From city hall to the slaughterhouse, Turkey’s main Muslim fundamentalist party is putting an Islamic stamp on this city of 12 million people.
No alcohol is served at historic cityowned coffeehouses. Firefighters may have full beards. Women clerks at city hall wear headscarves. Municipal cafeterias close during the Muslim fast of Ramadan. The city slaughterhouse butchers animals in accordance with Islamic law.
Things are similar in Ankara. The capital’s new mayor, Melih Gokcek, removed nude statues from parks. “I spit on art of this sort,” he said.
A year after winning big in local elections, Turkey’s fast-rising Refah (Welfare) Party is flexing its muscles.
Already with 38 seats on the 450-member Parliament, Welfare doubled its vote to 19 percent and captured 26 mayoralties in elections a year ago March.
Now the party is hoping to build support for national elections, which will take place sometime in 1996. Under Turkey’s election laws, it could become the largest single party in Parliament, with just another 5 percent of the seats.
“If the government really wants democracy, it has to get used to the idea of the Welfare Party,” said a government official, Mehmet Metiner. “Otherwise there will be friction - or a tendency to turn into another Algeria.”
Fundamentalists here don’t have the public support or violent bent of their brethren in Algeria, where a vicious war between Islamic rebels and the army has claimed more than 30,000 lives in three years.
Turkey also has a tradition of democracy and secular government established by Mustafa Kemal Ataturk in 1923. He suppressed religious garb and schools and changed the alphabet from the Koran’s language, Arabic, to Latin. Turkey followed his Western path into NATO and association with the European Union.
But Prime Minister Tansu Ciller’s center-right coalition is burdened by economic woes and criticism from the West for Turkey’s occupation of northern Iraq in the latest offensive of its 11-year war against Kurdish rebels.
Growing poverty and disenchantment with established parties tainted by corruption scandals are driving more and more voters into Welfare’s arms.
Welfare favors leaving NATO, aban doning a much-vaunted agreement with the European Union to lower trade barriers, an Islamic common market and greater use of Islamic law.
Those like Metiner say they just want Turkey to allow people to practice their religion freely. But the cracks in Turkey’s secular edifice alarm Turkey’s uppermiddle class and intelligentsia.
They took heart when the culture ministry quashed Istanbul’s Mayor Tayyip Recep Erdokan’s plans to build a mosque in central Taksim Square, where Ataturk’s statue stands proudly.
But an ominous note sounded in March. Members of the strongly prosecular Alawite Muslim sect rioted in Istanbul in response to attacks on coffeeshops in their neighborhoods. Police fired on the rioters, killing at least 17.
Radical Islamic groups claimed responsibility for the attacks, though police have not identified the culprits. Alawite anger was directed at fundamentalists and the Sunni Muslim majority.

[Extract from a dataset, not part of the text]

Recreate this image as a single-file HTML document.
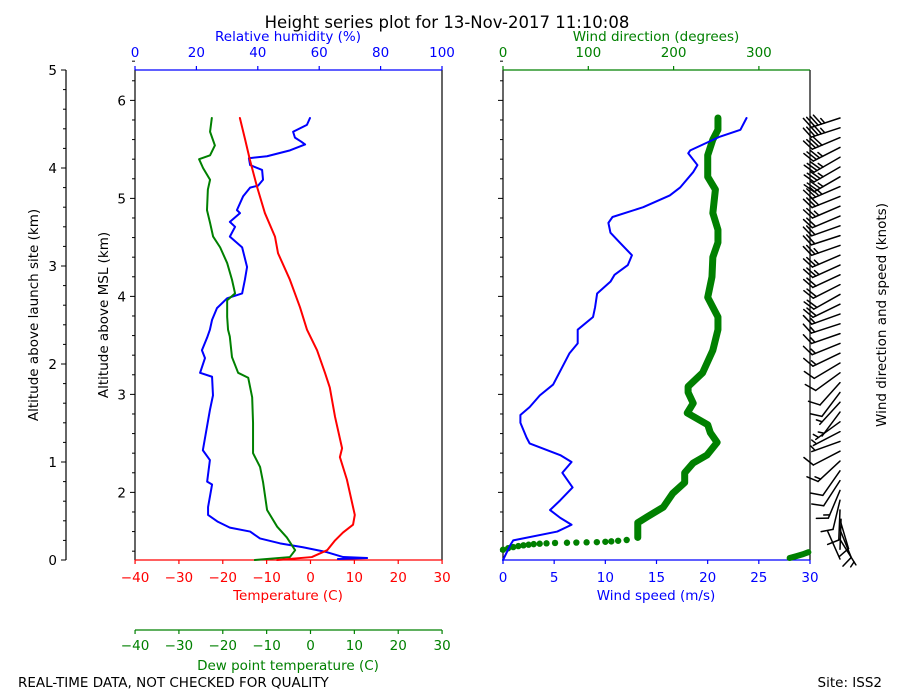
<!DOCTYPE html>
<html><head><meta charset="utf-8"><style>
html,body{margin:0;padding:0;background:#fff;}
svg{display:block;font-family:"DejaVu Sans","Liberation Sans",sans-serif;}
</style></head><body>
<svg id="chart" width="900" height="700" viewBox="0 0 900 700">
<text x="447" y="28" font-size="16.5" text-anchor="middle">Height series plot for 13-Nov-2017 11:10:08</text>
<text x="18" y="687" font-size="13.5">REAL-TIME DATA, NOT CHECKED FOR QUALITY</text>
<text x="882" y="687" font-size="13.5" text-anchor="end">Site: ISS2</text>
<g id="g"></g>
</svg>
<script>
// ---- data (altitude above launch site, km) ----
const tempAlt=[4.51,4.29,4.08,3.81,3.54,3.30,3.13,2.86,2.58,2.35,2.14,1.91,1.76,1.46,1.14,1.05,0.82,0.68,0.46,0.36,0.28,0.20,0.10,0.03,0.0];
const tempC=[-16.1,-14.9,-13.8,-12.2,-10.4,-8.1,-7.4,-4.7,-2.4,-0.8,1.5,3.3,4.4,5.6,7.2,6.7,8.3,9.0,10.1,9.7,7.4,5.6,3.8,0.3,-7.6];
const dewAlt=[4.51,4.37,4.23,4.13,4.09,4.00,3.88,3.78,3.57,3.44,3.30,3.19,3.03,2.86,2.72,2.65,2.48,2.35,2.28,2.07,1.91,1.86,1.66,1.40,1.09,0.95,0.79,0.51,0.34,0.23,0.10,0.03,0.0];
const dewC=[-22.5,-22.9,-21.8,-22.9,-25.4,-24.5,-22.9,-23.4,-23.6,-22.9,-22.2,-20.6,-19.0,-17.9,-17.2,-19.0,-19.0,-18.8,-18.4,-17.9,-16.5,-14.2,-13.3,-13.1,-13.1,-11.5,-10.8,-9.9,-7.6,-5.4,-3.5,-4.7,-12.7];
const rhAlt=[4.51,4.44,4.37,4.31,4.27,4.24,4.18,4.12,4.10,4.03,3.98,3.88,3.82,3.80,3.71,3.57,3.54,3.45,3.40,3.30,3.19,2.99,2.86,2.72,2.67,2.57,2.45,2.35,2.27,2.14,2.06,1.91,1.87,1.68,1.53,1.12,1.02,0.80,0.77,0.54,0.46,0.39,0.33,0.29,0.22,0.17,0.13,0.08,0.03,0.02,0.01];
const rhPct=[57.0,56.0,51.5,52.1,54.1,55.4,50.5,43.0,37.1,37.5,41.4,41.7,40.1,37.5,35.2,33.2,34.2,30.9,32.6,30.9,34.9,36.5,35.8,34.9,30.0,26.7,25.1,24.4,23.5,21.8,22.8,21.2,25.1,25.4,24.4,22.1,24.4,23.5,25.1,23.8,23.8,27.0,30.9,37.5,40.7,47.2,54.7,62.5,67.8,75.6,66.1];
const spdAlt=[4.51,4.39,4.32,4.18,4.15,4.03,3.96,3.80,3.72,3.60,3.50,3.44,3.34,3.24,3.11,3.01,2.91,2.84,2.72,2.58,2.48,2.35,2.21,2.11,1.97,1.79,1.68,1.56,1.48,1.40,1.25,1.19,1.07,1.00,0.89,0.74,0.61,0.51,0.43,0.36,0.29,0.20,0.15,0.0];
const spdMs=[23.8,23.2,21.2,18.3,18.1,19.0,18.6,17.3,16.3,13.7,10.7,10.3,10.5,11.4,12.6,12.2,10.9,10.5,9.2,9.0,8.8,7.3,7.3,6.5,5.8,4.9,3.6,2.6,1.7,1.7,2.3,2.6,5.6,6.7,5.8,6.8,5.6,4.6,5.6,6.7,5.3,1.0,0.7,0.0];
const dirAlt=[4.51,4.39,4.29,4.13,3.91,3.78,3.54,3.37,3.24,3.09,2.89,2.68,2.48,2.35,2.14,1.91,1.77,1.71,1.60,1.50,1.38,1.30,1.20,1.07,0.99,0.89,0.79,0.68,0.54,0.44,0.38,0.23];
const dirDeg=[252,252,246,240,240,249,246,252,252,246,245,240,252,252,246,234,217,217,223,216,240,243,251,239,223,213,213,199,188,169,158,158];
const dotAlt=[0.204,0.196,0.190,0.186,0.182,0.180,0.178,0.176,0.174,0.170,0.166,0.162,0.156,0.150,0.142,0.132,0.120,0.105];
const dotDeg=[145,135,127,120,110,98,86,75,61,51,43,36,30,24,18,12,6,0];
const lowAlt=[0.02,0.04,0.06,0.08];
const lowDeg=[336,344,352,358];
const tempTicks=[-40,-30,-20,-10,0,10,20,30];
const rhTicks=[0,20,40,60,80,100];
const spdTicks=[0,5,10,15,20,25,30];
const dirTicks=[0,100,200,300];
const siteTicks=[0,1,2,3,4,5];
const mslTicks=[2,3,4,5,6];
const mslOffset=1.31;

// ---- scales ----
const yA=a=>560-a*98;
const yM=m=>yA(m-mslOffset);
const xT=t=>310.5+t*4.386;
const xR=r=>135+r*3.07;
const xS=s=>503+s*10.233;
const xD=d=>503+d*0.853;

const NS='http://www.w3.org/2000/svg';
const g=document.getElementById('g');
function mk(tag,attrs,parent){const e=document.createElementNS(NS,tag);for(const k in attrs)e.setAttribute(k,attrs[k]);(parent||g).appendChild(e);return e;}
function line(x1,y1,x2,y2,c,w){return mk('line',{x1,y1,x2,y2,stroke:c,'stroke-width':w||1});}
function txt(x,y,s,c,anchor,size){const t=mk('text',{x,y,fill:c||'#000','font-size':size||13.5,'text-anchor':anchor||'middle'});t.textContent=s;return t;}

// ---- left outer axis (launch site) ----
let e=line(66,70,66,560,'#000',1.2);


for(let v=0;v<=5.0001;v+=0.2){const maj=Math.abs(v-Math.round(v))<1e-6;line(maj?61:63,yA(v),66,yA(v),'#000',1);}
siteTicks.forEach(v=>{const t=txt(57,yA(v)+5,String(v),'#000','end');

});
e=txt(0,0,'Altitude above launch site (km)');e.setAttribute('transform','translate(38,315) rotate(-90)');



// ---- left panel ----
const L=mk('g',{});


line(135,70,135,560,'#000',1.2);line(442,70,442,560,'#000',1.2);
for(let m=1.4;m<=6.41;m+=0.2){const maj=Math.abs(m-Math.round(m))<1e-6;line(maj?130:132,yM(m),135,yM(m),'#000',1);}
mslTicks.forEach(m=>{const t=txt(126,yM(m)+5,String(m),'#000','end');

});
e=txt(0,0,'Altitude above MSL (km)');e.setAttribute('transform','translate(108,315) rotate(-90)');


// top RH axis
line(135,70,442,70,'#0000ff',1.2);
rhTicks.forEach(r=>{line(xR(r),66,xR(r),70,'#0000ff',1.2);const t=txt(xR(r),57,String(r),'#0000ff');

});
e=txt(288,41,'Relative humidity (%)','#0000ff');


// bottom temperature axis
line(135,560,442,560,'#ff0000',1.2);
tempTicks.forEach(t=>{line(xT(t),560,xT(t),564,'#ff0000',1.2);const s=txt(xT(t),582,String(t).replace('-','\u2212'),'#ff0000');

});
e=txt(288,600,'Temperature (C)','#ff0000');


// dew point axis
line(135,630,442,630,'#008000',1.2);
tempTicks.forEach(t=>{line(xT(t),630,xT(t),634,'#008000',1.2);const s=txt(xT(t),650,String(t).replace('-','\u2212'),'#008000');

});
e=txt(288,670,'Dew point temperature (C)','#008000');



function poly(xs,ys,c,w,name){const p=mk('polyline',{points:xs.map((x,i)=>x+','+ys[i]).join(' '),fill:'none',stroke:c,'stroke-width':w,'stroke-linejoin':'round','stroke-linecap':'round'});

return p;}
poly(rhPct.map(xR),rhAlt.map(yA),'#0000ff',2,'rh-line');
poly(dewC.map(xT),dewAlt.map(yA),'#008000',2,'dewpoint-line');
poly(tempC.map(xT),tempAlt.map(yA),'#ff0000',2,'temperature-line');

// ---- right panel ----
line(503,70,503,560,'#000',1.2);line(810,70,810,560,'#000',1.2);
for(let m=1.4;m<=6.41;m+=0.2){const maj=Math.abs(m-Math.round(m))<1e-6;line(maj?498:500,yM(m),503,yM(m),'#000',1);}
line(503,70,810,70,'#008000',1.2);
dirTicks.forEach(d=>{line(xD(d),66,xD(d),70,'#008000',1.2);const t=txt(xD(d),57,String(d),'#008000');

});
e=txt(656,41,'Wind direction (degrees)','#008000');


line(503,560,810,560,'#0000ff',1.2);
spdTicks.forEach(s=>{line(xS(s),560,xS(s),564,'#0000ff',1.2);const t=txt(xS(s),582,String(s),'#0000ff');

});
e=txt(656,600,'Wind speed (m/s)','#0000ff');



poly(dirDeg.map(xD),dirAlt.map(yA),'#008000',7,'wind-direction-line');
poly(lowDeg.map(xD),lowAlt.map(yA),'#008000',6,'wind-direction-surface-line');
dotDeg.forEach((d,i)=>{const c=mk('circle',{cx:xD(d),cy:yA(dotAlt[i]),r:3.2,fill:'#008000'});

});
poly(spdMs.map(xS),spdAlt.map(yA),'#0000ff',2,'wind-speed-line');

e=txt(0,0,'Wind direction and speed (knots)');e.setAttribute('transform','translate(886,315) rotate(-90)');



// ---- wind barbs (derived from speed/direction profiles) ----
function interp(alts,vals,a){
  for(let i=0;i<alts.length-1;i++){const a1=alts[i],a2=alts[i+1];
    if((a<=a1&&a>=a2)||(a>=a1&&a<=a2)){const f=a1===a2?0:(a-a1)/(a2-a1);return vals[i]+f*(vals[i+1]-vals[i]);}}
  return vals[vals.length-1];
}
const allDirAlt=dirAlt.concat(dotAlt).concat(lowAlt.slice().reverse());
const allDir=dirDeg.concat(dotDeg).concat(lowDeg.slice().reverse());
const B=mk('g',{stroke:'#000','stroke-width':1.5,fill:'none','stroke-linecap':'round'});


for(let a=4.51;a>0.0;a-=0.1){
  const s=interp(spdAlt,spdMs,a), d=interp(allDirAlt,allDir,a)*Math.PI/180;
  let kt=Math.round(s*1.944/5)*5;
  const bx=840,by=yA(a),Ls=30;
  const ux=Math.sin(d),uy=-Math.cos(d);
  const tx=bx+ux*Ls,ty=by+uy*Ls;
  const gb=mk('g',{},B);
  
  
  mk('line',{x1:bx,y1:by,x2:tx,y2:ty},gb);
  let px=-uy,py=ux; // perpendicular
  const bxv=px+0.45*ux,byv=py+0.45*uy,nb=Math.hypot(bxv,byv);
  const vx=bxv/nb,vy=byv/nb;
  let pos=0;const sp=3.5;
  let flags=Math.floor(kt/50);kt-=flags*50;
  let full=Math.floor(kt/10);kt-=full*10;
  let half=kt>=5?1:0;
  for(let i=0;i<flags;i++){const x0=tx-ux*pos,y0=ty-uy*pos,x1=tx-ux*(pos+5),y1=ty-uy*(pos+5);
    mk('polygon',{points:`${x0},${y0} ${x0+vx*12},${y0+vy*12} ${x1},${y1}`,fill:'#000'},gb);pos+=6;}
  for(let i=0;i<full;i++){const x0=tx-ux*pos,y0=ty-uy*pos;mk('line',{x1:x0,y1:y0,x2:x0+vx*12,y2:y0+vy*12},gb);pos+=sp;}
  if(half){if(pos===0)pos=sp;const x0=tx-ux*pos,y0=ty-uy*pos;mk('line',{x1:x0,y1:y0,x2:x0+vx*6,y2:y0+vy*6},gb);}
}
</script>
</body></html>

The Alawites, about a third of Turkey’s 60 million people, long have felt slighted by the majority Sunni. They don’t follow strict Sunni rules like segregating the sexes or eschewing alcohol.
Now there is a feeling it is time to figh back, said Reha Camuroglu, an Alawite spokesman at the sect’s main center in Istanbul.
“There is an Alawite problem in Turkey,” Camuroglu said. “After these clashes, they have heard us.”
As he spoke, a Sunni mosque minaret a few yards from the complex blared out the call to prayer from loudspeakers pointed at its courtyard.